The current provisions, under which the tax payer was subject to a tax penalty of 100% of the unpaid tax, have been replaced with a scale of penalties under which the amount of penalty depends on the materiality of the unpaid tax. Materiality is measured as a percentage of the unpaid tax against the total declared tax liability. When the unpaid tax is less than 15% of the declared tax liability, the tax penalty has been decreased to 30% of the unpaid amount. A penalty equal to 50% of the unpaid tax will be payable if the unpaid tax exceeds 15% of the declared tax liability, while a penalty equal to 100% of the amount of the unpaid tax will be applied if the tax avoidance has been committed repeatedly, i.e. if the tax avoidance has already been detected in a tax audit completed not more than 3 years ago. A more severe penalty has been introduced if the tax avoidance is recurrent, i.e., of a new tax avoidance offence has been committed within 3 years after committing the repeated tax avoidance offence – any subsequent tax avoidance detected within this 3 year period will trigger the tax penalty equal to 150% of the unpaid amount of the tax.

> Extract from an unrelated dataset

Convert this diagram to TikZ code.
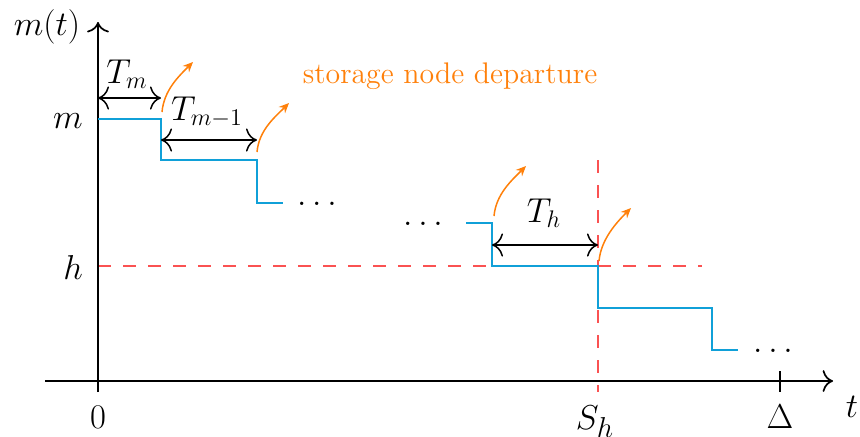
\documentclass[tikz,border=0pt]{standalone}
\usetikzlibrary{arrows.meta}
\definecolor{stepblue}{RGB}{16,160,216}
\definecolor{dashred}{RGB}{250,82,82}
\definecolor{deporange}{RGB}{255,128,10}
\begin{document}
\begin{tikzpicture}[x=0.5pt,y=-0.5pt,
  axislbl/.style={font=\fontsize{19}{23}\selectfont, inner sep=0pt, anchor=base},
  durlbl/.style={font=\LARGE, inner sep=0pt, anchor=base},
  deplbl/.style={font=\fontsize{14.9}{18}\selectfont, inner sep=0pt, anchor=base, text=deporange},
  axisline/.style={line width=0.85pt, -{To[scale=1.5]}},
  measure/.style={line width=0.75pt, {To[scale=1.7]}-{To[scale=1.7]}},
  stepline/.style={stepblue, line width=1.25pt},
  reddash/.style={dashred, line width=0.85pt, dash pattern=on 6.5pt off 6pt},
  deparrow/.style={deporange, line width=0.75pt, -{Stealth[length=5pt,width=4.4pt]}}]
\useasboundingbox (0,0) rectangle (860,436);

% key points
\coordinate (yb) at (98,392);
\coordinate (yt) at (98,22);
\coordinate (xl) at (45,381);
\coordinate (xr) at (833,381);
\coordinate (tkt) at (780,371);
\coordinate (tkb) at (780,392);

% threshold lines
\coordinate (hl) at (98,266);
\coordinate (hr) at (702,266);
\coordinate (st) at (598,160);
\coordinate (sb) at (598,392);
\draw[reddash] (hl) -- (hr);
\draw[reddash] (st) -- (sb);

% axes
\draw[axisline] (yb) -- (yt);
\draw[axisline] (xl) -- (xr);
\draw[line width=0.85pt] (tkt) -- (tkb);

% staircase
\draw[stepline] (98,119) -| (161,160) -| (257,203) -- (283,203);
\draw[stepline] (466,223) -| (492,266) -| (598,308) -| (712,350) -- (738,350);

% dots
\node[axislbl] (d1) at (317,205) {$\ldots$};
\node[axislbl] (d2) at (423,225) {$\ldots$};
\node[axislbl] (d3) at (773,352) {$\ldots$};

% axis labels
\node[axislbl] (lmt) at (47,35) {$m(t)$};
\node[axislbl] (lm) at (68,128) {$m$};
\node[axislbl] (lh) at (73,279) {$h$};
\node[axislbl] (l0) at (98,428) {$0$};
\node[axislbl] (lS) at (595,429) {$S_h$};
\node[axislbl] (lD) at (780,428) {$\Delta$};
\node[axislbl] (lt) at (852,417) {$t$};

% durations
\coordinate (a1) at (98,98);  \coordinate (b1) at (161,98);
\coordinate (a2) at (161,140); \coordinate (b2) at (257,140);
\coordinate (a3) at (492,245); \coordinate (b3) at (598,245);
\draw[measure] (a1) -- (b1);
\draw[measure] (a2) -- (b2);
\draw[measure] (a3) -- (b3);
\node[durlbl] (tm) at (127,83) {$T_m$};
\node[durlbl] (tm1) at (207,120) {$T_{m-1}$};
\node[durlbl] (th) at (544,222) {$T_h$};

% departures
\coordinate (o1s) at (162,112); \coordinate (o1e) at (193,62);
\coordinate (o2s) at (257,152); \coordinate (o2e) at (289,103);
\coordinate (o3s) at (494,216); \coordinate (o3e) at (526,166);
\coordinate (o4s) at (599,261); \coordinate (o4e) at (631,208);
\draw[deparrow] (o1s) .. controls +(2,-22) and +(-14,14) .. (o1e);
\draw[deparrow] (o2s) .. controls +(2,-22) and +(-14,14) .. (o2e);
\draw[deparrow] (o3s) .. controls +(2,-22) and +(-14,14) .. (o3e);
\draw[deparrow] (o4s) .. controls +(2,-22) and +(-14,14) .. (o4e);
\node[deplbl] (dep) at (450,83) {storage node departure};
\end{tikzpicture}
\end{document}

Failure to pay any outstanding default interest, amounts outstanding as unpaid tax liability or tax penalty within 3 months of the due date may now trigger an insolvency filing by the tax authorities.

An important novelty is that no penalties will be charged when the unpaid tax liabilities have been detected and reported to the tax authorities by the tax payer itself. If the tax payer has made such a report prior to the commencement of its tax audit, the tax payer will be liable only for the late interest on the past-due amount of the tax. If the reporting has been done after the commencement of the tax audit but before the audit is completed, the tax payer will be liable for late payment interest plus a penalty in the amount of 10% of the unpaid tax liability. This is a considerable improvement from the earlier regime where even a failure to pay the tax due to negligence would trigger a penalty equal to the full amount of the unpaid tax.

The tax penalty will be decreased to 15% of the unpaid tax liability in the situations when the tax payer concedes to the determination of the tax authorities in respect of his unpaid tax liability, has fully paid the unpaid tax liability as well as any applicable late payment interest and the tax penalty of 15% within 30 days after the completion of the audit, provided that tax payer has not committed any other tax avoidance offences for the last 3 years.

Along with the liberalization of the tax penalty provisions, the amended law has changed the cash transaction reporting rules. The threshold of cash transactions subject to reporting has been raised from LVL 1000 to LVL 3000. In addition, the amendments remove the currently applicable penalties for the failure to report cash transactions and the tax penalty payable if the tax payer had carried out more than three cash transactions subject to reporting during any calendar month.